Sia ben chiaro: la poesia di Daniela Attanasio si mantiene sempre ben salda e ancorata alla realtà (nonostante qualche raro sfaldamento e slittamento voluto, dato che sa bene che la razionalità umana è limitata e bisogna anche aprirsi all’assurdo e al mistero; insomma, “la spinta della parola conta più della ragione”) perché, nonostante ci riveli l’incertezza e la precarietà esistenziale, è sia simbolo che rappresentazione e non sintomo: sfido a trovare tracce di psicopatologia nella sua raccolta (non è depressione la sua, ma presa di coscienza del male di vivere e dell’anello che non tiene), tenuta insieme da un equilibrio interiore mai precario, senza paturnie, autocommiserazione, sfoghi. Questa poesia bellissima ad esempio tratta della solitudine senza sentimentalismo né disperazione, ma oggettivando questo stato d’animo con immagini significative e nitide:
Anche tu compatisci gli infelici dell’amore anche tu
ti compatisci per il freddo che scorre con il sangue
ma non c’è più passione nei tuoi giorni scrivendo ti
consegni a lingue diverse e hai l’illusione di bastarti –
guarda come batte il sole stamattina su questa corteccia
che d’inverno gela c’è sapore di mandorla nell’aria
una complessa armonia di colori corpi nodosi o sciolti
alla corsa ai gesti eleganti dell’arte marziale guarda quel
piccione gonfio d’amore come gira vorticando intorno
alla femmina come si allarga lo spazio se chiudi gli occhi –
suoni richiami scorrono in forma di canzone popolare
ma sei lontana dall’età dell’innocenza dove un gesto
o una voce parlavano di desiderio ora è il Tempo Sovrano
a decidere per te dovrai bastarti fino all’ultima ora della vita.

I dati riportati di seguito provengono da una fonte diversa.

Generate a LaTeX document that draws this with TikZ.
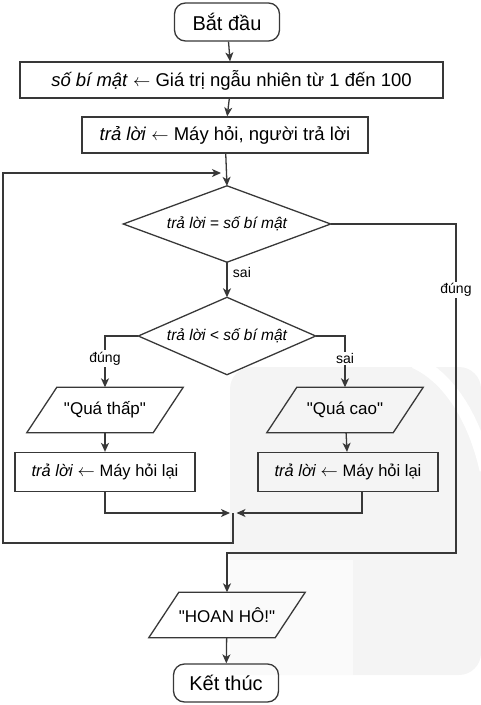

Ma il suo dolore, a differenza della grande Amelia Rosselli, trascende il trauma, senza eluderlo o rimuoverlo. Intendiamoci bene: non tutto il trauma è poesia e non tutta la poesia è trauma. In questo caso la scrittura lo affronta, lo fronteggia, inizia un corpo a corpo incessante con il dolore dell’animo, si sporge sulla soglia tra vita e morte (che è il trauma ultimo per noi tutti). Infine questa poesia non cerca solo il sostrato noumenico, perché è soprattutto affermazione di vita, nonostante l’impasto di dolore esistenziale e finitezza che la contrassegna, e il titolo in questo senso è davvero emblematico. Riporto fedelmente questi versi memorabili: “Oggi vorrei che tu rintracciassi le mie orme / per custodire la parte giusta del cuore / dove il sangue è rosso e la morte dorme”. E se la poesia fosse un modo per addormentare la morte, fermando ed eternando degli attimi? E se il canto dei poeti fosse un modo per battere gli inferi? Ma cos’è veramente la poesia ce lo scrive la stessa autrice:
Non morirà la creazione umana
la poesia sarà ancora e per sempre un
diffusore di fatti quotidiani dove la spinta della parola
conta più della ragione dove le pulsazioni del cuore
sono colpi di martello quando il fiato si fa corto per
la paura di non riuscire a dire il verso esatto che vada incontro all’amore –
amore per la terra per il mare per la natura astratta del cielo
amore che riscalda il corpo nella neve –
amore come pane
come le nostre parole lasciate a lievitare
in un’anta del corpo per un’altra stagione
un’altra sponda di vita dove sostare.